Friday and Saturday night's shows sold out quickly, and for good reason. The Village Playhouse has produced the three-and-a-half hour play in all its complexity, humanity, humor and tragedy, making it feel no longer than an a film, yet as enduring and resounding as only a work of theatre can be.

Just when the American family seemed to be spent as a subject for literature, playwright Tracy Letts wrote August: Osage County, casting a modern light—or shadow--on a classic theme.

The play begins with the Weston family's patriarch, Beverly, spouting a few vague lines of T.S. Eliot's poetry between sips of scotch to his hired cook, then suddenly disappearing. The next day the family learns that he took his boat out to sea and drowned himself. His family turns inside out, and this gives nothing away, for the play is driven not by a suicide mystery, but by the dark family secrets that float to the surface along with Beverly's body.

There are affairs, sibling rivalries, a pedophile, a crumbling marriage, an illegitimate child, and a pot-smoking teenager. But at the center of it all, at once the victim and the cause of the pain, there is Violet, the pain-pill-popping widow of Beverly.
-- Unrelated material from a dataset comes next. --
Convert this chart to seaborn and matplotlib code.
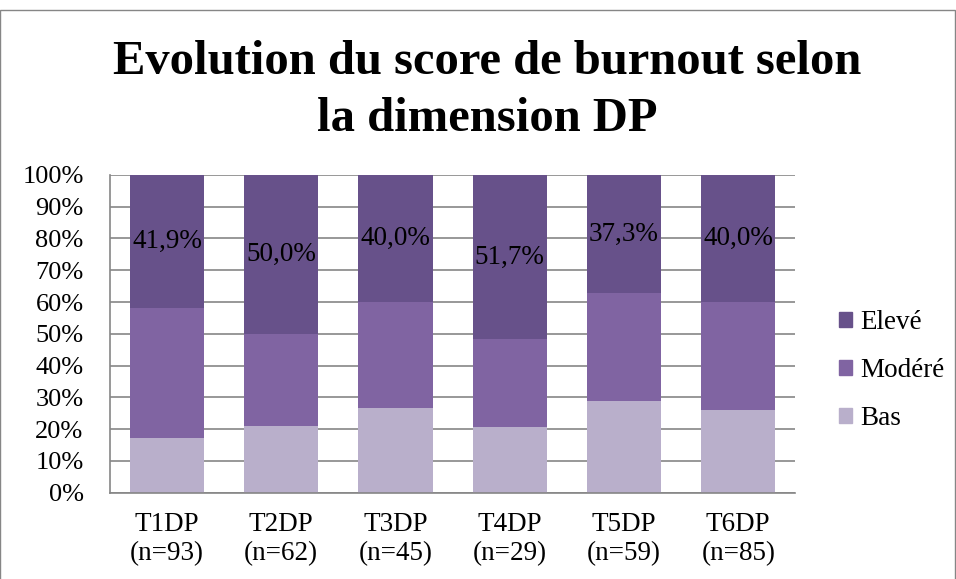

The New York Times called August: Osage County "the most exciting new American play Broadway has seen in years," and it is. But more exciting still is V.P. Director Keely Enright's moving rendition of it. All of the actors are at least very good in their parts, and at least two of them, coincidentally the oldest and the youngest, are incredible. Leaving the show, one finds it hard to imagine two more effective actresses for their respective characters.

Samille Basler, a veteran of local productions, dominates the play as the maddened widow, and young Katharine Chaney, who will begin school in New York City next month, is mesmerizing in a minor role as a naïve and rebellious teenager.

The play never feels overdone or overacted, and with the unusually cozy venue of the Village Playhouse interior, audience members feel like they are sitting in the Westons' living room.

In the climactic second act of the play, there is a dinner scene following Beverly's funeral in which Violet's drugs act as a sort of truth serum, causing her to ruthlessly dig up every single family secret that has been carefully covered throughout the play, and set them on the table for all to stare at while they eat.

"You never had any real problems so you got to make all your problems yourselves," she says coldly to her family at large. When one of her three daughters asks why she is yelling at them, Violet says: "Just time we had some truths told 'round here's all. Damn fine day, tell the truth."

Whenever Samille Basler leaves the stage, there is an audible collective sigh of exhaustion from the audience, so intense and riveting is her performance.

The Weston family is afflicted, it laments, with "the plains," an Oklahoma condition of ennui similar to the famous "blues" of the delta sharecroppers, and the whole play is infused with a bleak sense of isolated struggle, which seems to serve as a metaphor for America as a nation in the twenty-first century.

August:<0x00A0> Osage County is for mature audiences only due to adult language and content. Please note the curtain is earlier than most Village productions. The show runs until Sept. 5, and shows are Thursday nights at 7 p.m. and Friday and Saturday nights at 7:30 p.m., with two Sunday matinees at 5 p.m. Tickets for August: Osage County are $27 for adults, $25 for seniors and $20 for students with $12 student rush tickets sold at the door (subject to availability).